Dalam menghadapi tantangan besar korupsi di Indonesia, Upaya konkret dalam mengesahkan RUU Perampasan Aset untuk memperkuat pemberantasan korupsi adalah solusi konkret. Serta memperkuat Komisi Pemberantasan Korupsi (KPK) dan menyempurnakan undang-undang yang mengaturnya merupakan langkah positif yang diusung oleh para pemimpin masa depan.
Deklarasi ini mengindikasikan pemahaman mendalam terhadap masalah korupsi yang melibatkan lembaga kunci dalam penanganannya.
Kasus korupsi semakin merajalela
Fakta menunjukkan bahwa kasus korupsi semakin merajalela, terutama dalam era pemerintahan Presiden Joko Widodo (Jokowi). Enam menteri yang tersandung kasus korupsi, seperti Idrus Marham, Imam Nahrawi, Edhy Prabowo, Juliari Batubara, Johnny G. Plate, dan Syahrul, menciptakan bayangan yang kelam terhadap integritas pemerintahan.
Penting untuk dicatat bahwa jumlah menteri di era Jokowi yang terlibat dalam kasus korupsi jauh melampaui masa pemerintahan dua presiden sebelumnya, yaitu Megawati Soekarnoputri dan Susilo Bambang Yudhoyono (SBY). Hal ini menandakan bahwa korupsi telah menjadi masalah serius yang perlu segera diatasi dengan tindakan nyata.

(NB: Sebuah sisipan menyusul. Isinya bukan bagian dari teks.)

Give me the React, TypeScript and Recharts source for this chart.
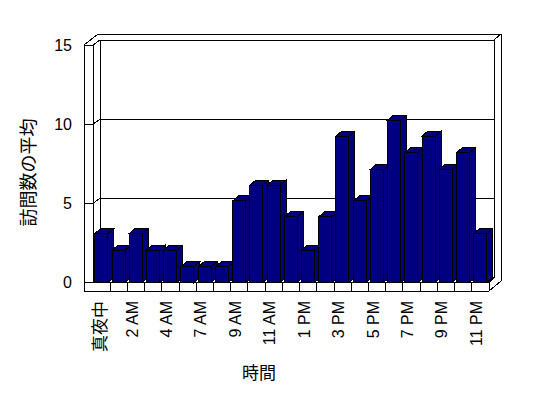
import React from 'react'
import { BarChart, Bar, XAxis, YAxis, ReferenceLine } from 'recharts'

// 時間帯 (6 AM は元データに無い)
const HOURS = [
  '真夜中', '1 AM', '2 AM', '3 AM', '4 AM', '5 AM', '7 AM', '8 AM', '9 AM', '10 AM', '11 AM', '正午',
  '1 PM', '2 PM', '3 PM', '4 PM', '5 PM', '6 PM', '7 PM', '8 PM', '9 PM', '10 PM', '11 PM',
]
const VISITS = [
  3.1, 2.05, 3.1, 2.05, 2.05, 1.0, 1.0, 1.0, 5.15, 6.15, 6.15, 4.15,
  2.05, 4.15, 9.25, 5.15, 7.15, 10.25, 8.2, 9.25, 7.15, 8.2, 3.1,
]
const Y_TICKS = [0, 5, 10, 15]

const data = HOURS.map((hour, i) => ({ hour, value: VISITS[i] }))

const W = 548
const H = 398
const PLOT = { left: 93, top: 45, right: 489, bottom: 282.5 }
const NAVY = '#000080'
const FONT = "'Liberation Sans', Arial, 'Noto Sans CJK JP', sans-serif"
const WALL = 9 // left wall thickness
const DX = 7
const DY = 5

const Bar3D = (props: any) => {
  const { x, y, width, height } = props
  if (!height || height <= 0) return null
  const dx = 6
  const dy = 5
  return (
    <g stroke="#000" strokeWidth={1} fill={NAVY} shapeRendering="crispEdges">
      <polygon points={`${x},${y} ${x + dx},${y - dy} ${x + width + dx},${y - dy} ${x + width},${y}`} />
      <polygon
        points={`${x + width},${y} ${x + width + dx},${y - dy} ${x + width + dx},${y + height - dy} ${x + width},${y + height}`}
      />
      <rect x={x} y={y} width={width} height={height} />
    </g>
  )
}

// gridline on the back wall + tick on the left wall
const level = (v: number) => (props: any) => {
  const { x1, x2, y1 } = props
  const y = y1
  const lines: Array<[number, number, number, number]> = [
    [x1 - WALL, y, x1, y],
    [x1, y, x1 + DX, y - DY],
    [x1 + DX, y - DY, x2 + 5, y - DY],
  ]
  if (v === 15) {
    lines.push(
      [x1 - WALL, y, x1 + 5, y - 11],
      [x1 + 5, y - 11, x2 + 12, y - 11],
      [x2 + 5, y - DY, x2 + 12, y - 11],
      [x1 - WALL, y, x1 - WALL, PLOT.bottom + 8.5],
      [x1, y, x1, PLOT.bottom],
      [x1 + DX, y - DY, x1 + DX, PLOT.bottom - DY],
      [x2 + 5, y - DY, x2 + 5, PLOT.bottom - DY],
      [x2 + 12, y - 11, x2 + 12, PLOT.bottom - 1.5],
    )
  }
  if (v === 0) {
    lines.push(
      [x1, y, x2, y],
      [x1 - WALL, y + 8.5, x2, y + 8.5],
      [x2, y, x2, y + 8.5],
      [x2, y + 8.5, x2 + 12, y - 1.5],
      [x2, y, x2 + 5, y - DY],
    )
  }
  return (
    <g stroke="#000" strokeWidth={1} shapeRendering="crispEdges">
      {lines.map((l, i) => (
        <line key={i} x1={l[0]} y1={l[1]} x2={l[2]} y2={l[3]} />
      ))}
    </g>
  )
}

const band = (PLOT.right - PLOT.left) / HOURS.length

const HourTick = (props: any) => {
  const { x, y, payload, index } = props
  const cjk = /[^\x00-\x7f]/.test(String(payload.value))
  const tx = x - (cjk ? 1 : 4)
  const ty = y + 18.5
  return (
    <g>
      {index > 0 && (
        <line
          x1={x - band / 2}
          y1={y}
          x2={x - band / 2}
          y2={y + 8.5}
          stroke="#000"
          shapeRendering="crispEdges"
        />
      )}
      {index % 2 === 0 && (
        <text
          x={tx}
          y={ty}
          transform={`rotate(-90 ${tx} ${ty})`}
          textAnchor="end"
          dominantBaseline="central"
          fontSize={cjk ? 17 : 16}
          fontFamily={FONT}
          fill="#000"
        >
          {payload.value}
        </text>
      )}
    </g>
  )
}

export default function App() {
  return (
    <div style={{ position: 'absolute', left: 0, top: 0, width: W, height: H, background: '#fff' }}>
      <BarChart
        width={W}
        height={H}
        data={data}
        barCategoryGap="11%"
        margin={{ top: PLOT.top, right: W - PLOT.right, left: 0, bottom: 15.5 }}
      >
        {Y_TICKS.map((v) => (
          <ReferenceLine key={v} y={v} shape={level(v)} zIndex={-50} ifOverflow="visible" />
        ))}
        <XAxis
          dataKey="hour"
          interval={0}
          axisLine={false}
          tickLine={false}
          tickSize={0}
          tickMargin={0}
          height={H - PLOT.bottom - 15.5}
          tick={<HourTick />}
        />
        <YAxis
          domain={[0, 15]}
          ticks={Y_TICKS}
          width={PLOT.left}
          axisLine={false}
          tickLine={false}
          tickSize={0}
          tickMargin={21}
          tick={{ fill: '#000', fontSize: 16, fontFamily: FONT }}
        />
        <Bar dataKey="value" fill={NAVY} shape={Bar3D} isAnimationActive={false} />
      </BarChart>
      <svg width={W} height={H} style={{ position: 'absolute', left: 0, top: 0, pointerEvents: 'none' }}>
        <text
          x={28.7}
          y={172.5}
          transform="rotate(-90 28.7 172.5)"
          textAnchor="middle"
          dominantBaseline="central"
          fontSize={18}
          fontFamily={FONT}
        >
          訪問数の平均
        </text>
        <text x={259} y={373} textAnchor="middle" dominantBaseline="central" fontSize={17} fontFamily={FONT}>
          時間
        </text>
      </svg>
    </div>
  )
}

Jadi dalam konteks maraknya kasus korupsi dan krisis integritas di Indonesia, terlihat dengan jelas perlunya pemimpin yang tegas dan bersih.
Sorotan pada Dewan Pengawas KPK dan tuntutan untuk mengembalikan peran KPK yang independen memperlihatkan keinginan masyarakat akan keadilan dan transparansi dalam pemberantasan korupsi.
Kunci Memberantas Korupsi di Indonesia
Pentingnya pemimpin yang mampu mengambil langkah konkret untuk menyelamatkan KPK dari potensi konflik kepentingan menjadi agenda mendesak.
Sekaligus, data mengenai kasus korupsi yang melibatkan pejabat tinggi, termasuk enam menteri di era Jokowi, memberikan tanda bahaya terhadap integritas pemerintahan.
Dengan demikian, pemilihan pemimpin di masa mendatang perlu didasarkan pada komitmen kuat terhadap pemberantasan korupsi, pemulihan integritas lembaga-lembaga kunci, dan pengembalian kepercayaan masyarakat.
Hanya dengan langkah-langkah konkret dan keputusan tegas, Indonesia dapat membangun masa depan yang bersih dari korupsi.